Q&A With Chris Johnston
Ravens 24×7 took a few minutes to sit down with Chris Johnston of Complete QB. The topic was Joe Flacco and the Raven’s recent Offensive approach.
24×7: Did you notice if the Ravens O-line tipped the Texans with their stances?
Chris Johnston: The simple answer is yes, especially on some of last week’s pass plays. That said, this is not entirely unusual for a team with the Ravens’ Offensive personality. Much of the Ravens’ 27 pass attempts vs. Houston were in “obvious” passing situations, so I think the impact of OL personnel resting their elbows on their thigh-boards, etc. is minimal, in terms of tipping to the defense.
24×7: Did Flacco alter cadence? Live and from my seat it didn’t appear that he did.
Chris Johnston: I agree with you on that, and believe it was a byproduct of a calculated conservatism on the Ravens’ part vs. the Texans. It was clear from early in Sunday’s game that the Ravens were committed to letting the clock run, passing the ball out of run-heavy sets, and playing soft coverage vs. T.J. Yates and letting him throw the ball to the wrong guys.

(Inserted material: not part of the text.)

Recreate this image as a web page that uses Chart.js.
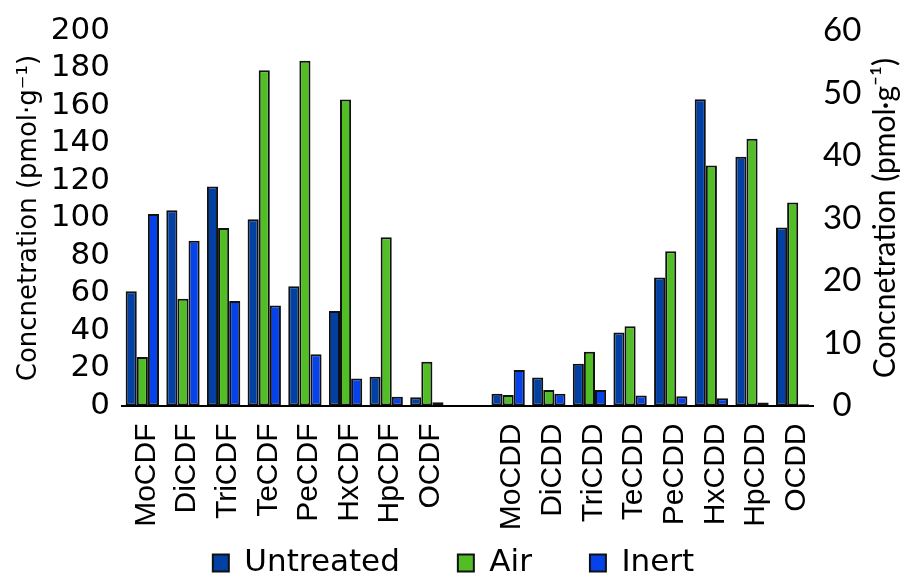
<!DOCTYPE html>
<html>
<head>
<meta charset="utf-8">
<script src="https://cdn.jsdelivr.net/npm/chart.js"></script>
<style>
  html, body { margin: 0; padding: 0; background: #fff; }
  #wrap { width: 907px; height: 576px; }
</style>
</head>
<body>
<div id="wrap"><canvas id="c" width="907" height="576"></canvas></div>
<script>
// ---- data ----
const cdfCategories = ['MoCDF', 'DiCDF', 'TriCDF', 'TeCDF', 'PeCDF', 'HxCDF', 'HpCDF', 'OCDF'];
const cddCategories = ['MoCDD', 'DiCDD', 'TriCDD', 'TeCDD', 'PeCDD', 'HxCDD', 'HpCDD', 'OCDD'];
const seriesNames = ['Untreated', 'Air', 'Inert'];

// left axis (pmol/g), furans
const cdfUntreated = [61, 104.2, 116.8, 99.4, 63.6, 50.4, 15.3, 4.4];
const cdfAir       = [25.9, 56.9, 94.7, 178.8, 183.9, 163.2, 89.7, 23.3];
const cdfInert     = [102.1, 87.9, 55.7, 53.4, 27.4, 14.4, 4.7, 1.7];

// right axis (pmol/g), dioxins
const cddUntreated = [1.9, 4.5, 6.7, 11.7, 20.5, 49, 39.8, 28.5];
const cddAir       = [1.7, 2.5, 8.6, 12.7, 24.7, 38.4, 42.7, 32.5];
const cddInert     = [5.7, 1.9, 2.5, 1.6, 1.5, 1.15, 0.5, 0.2];

const leftTicksMax = 200, leftStep = 20;
const rightTicksMax = 60, rightStep = 10;
const axisTitle = 'Concnetration (pmol\u00b7g\u207b\u00b9)';

// ---- styles ----
const colors = ['#0340A3', '#52BE25', '#0642EA'];

const labels = [...cdfCategories, '', ...cddCategories];
const gap = labels.length - cdfCategories.length;      // slots after CDF block
const lead = labels.length - cddCategories.length;     // slots before CDD block
const padRight = (arr) => [...arr, ...Array(gap).fill(null)];
const padLeft = (arr) => [...Array(lead).fill(null), ...arr];

const cdfSeries = [cdfUntreated, cdfAir, cdfInert];
const cddSeries = [cddUntreated, cddAir, cddInert];

const common = (i) => ({
  backgroundColor: colors[i],
  borderColor: '#111111',
  borderWidth: 2,
  borderSkipped: false,
  barPercentage: 1.0,
  categoryPercentage: 0.82,
  skipNull: true
});

const datasets = [];
cdfSeries.forEach((s, i) => datasets.push({ label: seriesNames[i], data: padRight(s), yAxisID: 'y', ...common(i) }));
cddSeries.forEach((s, i) => datasets.push({ label: seriesNames[i] + ' (CDD)', data: padLeft(s), yAxisID: 'y1', ...common(i) }));

// layout constants
const areaTop = 29, areaBottom = 405.5, areaLeft = 122, areaRight = 813;
const legendPad = 58, legendFont = 31, legendRowCenter = 563;
const legendH = 30.5;
const xAxisH = 576 - legendH - areaBottom;

// legend row: move so that the row sits at legendRowCenter (its vertical padding equals the wide horizontal one)
const legendPlace = {
  id: 'legendPlace',
  afterLayout(chart) {
    const lg = chart.legend;
    if (!lg) return;
    lg.top = legendRowCenter - legendFont / 2 - legendPad;
    lg.bottom = 576;
    lg.height = lg.bottom - lg.top;
  }
};

const rightTitlePlugin = {
  id: 'rightTitle',
  afterDraw(chart) {
    const { ctx, chartArea } = chart;
    ctx.save();
    ctx.translate(chart.width - 22, (chartArea.top + chartArea.bottom) / 2);
    ctx.rotate(-Math.PI / 2);
    ctx.font = '30px Lato';
    ctx.fillStyle = '#000';
    ctx.textAlign = 'center';
    ctx.textBaseline = 'middle';
    ctx.fillText(axisTitle, 0, 0);
    ctx.restore();
  }
};

Chart.defaults.color = '#000';
Chart.defaults.font.family = "'DejaVu Sans', sans-serif";

new Chart(document.getElementById('c'), {
  type: 'bar',
  data: { labels, datasets },
  plugins: [legendPlace, rightTitlePlugin],
  options: {
    responsive: false,
    animation: false,
    layout: { padding: { top: areaTop, left: 0, right: 0, bottom: 0 } },
    plugins: {
      tooltip: { enabled: false },
      legend: {
        position: 'bottom',
        maxHeight: legendH,
        labels: {
          filter: (item) => item.datasetIndex < 3,
          boxWidth: 16,
          boxHeight: 17,
          padding: legendPad,
          color: '#000',
          font: { family: "'DejaVu Sans'", size: legendFont }
        }
      }
    },
    scales: {
      x: {
        grid: { display: false, drawTicks: false },
        border: { display: true, color: '#000', width: 2 },
        ticks: {
          autoSkip: false,
          maxRotation: 90,
          minRotation: 90,
          padding: 18,
          labelOffset: 4,
          color: '#000',
          font: { family: "'Liberation Sans'", size: 30 }
        },
        afterFit(s) { s.height = xAxisH; }
      },
      y: {
        position: 'left',
        min: 0, max: leftTicksMax,
        grid: { display: false, drawTicks: false },
        border: { display: false },
        ticks: { autoSkip: false, stepSize: leftStep, padding: 12, color: '#000', font: { family: "'DejaVu Sans'", size: 31 } },
        title: { display: true, text: axisTitle, color: '#000', padding: { top: 14, bottom: 0 }, font: { family: "'DejaVu Sans'", size: 26 } },
        afterFit(s) { s.width = areaLeft; }
      },
      y1: {
        position: 'right',
        min: 0, max: rightTicksMax,
        grid: { display: false, drawTicks: false },
        border: { display: false },
        ticks: { autoSkip: false, stepSize: rightStep, padding: 10, crossAlign: 'center', color: '#000', font: { family: 'Lato', size: 33 } },
        afterFit(s) { s.width = 907 - areaRight; }
      }
    }
  }
});
</script>
</body>
</html>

24×7: Yanda struggles against the Texans. I guess it’s simply a match up issue. Your take?
Chris Johnston: Sunday was a tale of two halves for Yanda. He was nearly flawless at RG during the first half, setting a passing lane for both of Flacco’s TD passes and executing nearly all of his zone blocking assignments in the run game. Immediately after the half, however, he appeared a bit stiff and made some mistakes that led to sacks (at least two). I had Yanda’s overall performance as 4 Mas (missed assignments) on 58 Offensive snaps – a pretty good day. When the right side of the Ravens’ O-Line was at fault vs. Houston, it was a combination of factors, including Ravens’ RT Michael Oher (#74) getting beaten on a number of assignments. On the Texans’ side, J.J. Watt (#99) had a career day at DE, and made a number of great plays.
24×7: It seems to me that Flacco throws outside or near the hash marks a disproportionate amount of the time and those tendencies can hurt him. Sort of like a basketball player who can only go to the right. Seems to me that either he or Cam or both aren’t keen on going over the middle.
Chris Johnston: The short answer is that your impression is correct: the Ravens pass game is heavily dependent on single coverage matchups for their #1 receivers. They frequently use 7 and 8-man protection schemes in which only 3 receivers release downfield. A passing game that attacks the middle of the field usually utilizes a lot of crossing routes – routes that require at least two interior receivers taking inside releases. This is a luxury the Ravens don’t have with their approach to pass protection and apparent reluctance to let Flacco go through progressions that lead him to look at targets between the hashes.
24×7: Did you notice how much time was left on the playing (ball park average) when the Ravens broke the huddle. It just seems to me there’s no rhythm or tempo (sound like Billick?) and it leaves them with few checkout options pre-snap. Thoughts?
Chris Johnston: My unscientific take on the Ravens’ snap-to-snap behavior vs. the Texans followed this pattern:
1. Flacco spends the first 15+ seconds after the previous play receiving the play via helmet communication
2. Ravens break the huddle with less than 15 seconds left on the play clock
3. Ravens arrive at the LOS with less than 10 seconds left on the play clock
4. The ball is snapped with 6-8 seconds left on the play clock.
Although this sort of timing leads to limited time for check-offs, audibles, etc., I believe it is by design. This approach certainly prevents any sort of up-tempo approach, but does fit with a philosophy of running the game clock and doing enough to win games, no matter how ugly.
24×7: Do you think that having the play list on a QB’s wrist helps them get in and out of the huddle more quickly?
Chris Johnston: The wrist coach is useful for that purpose, and can certainly speed up the rate of Offensive play calling.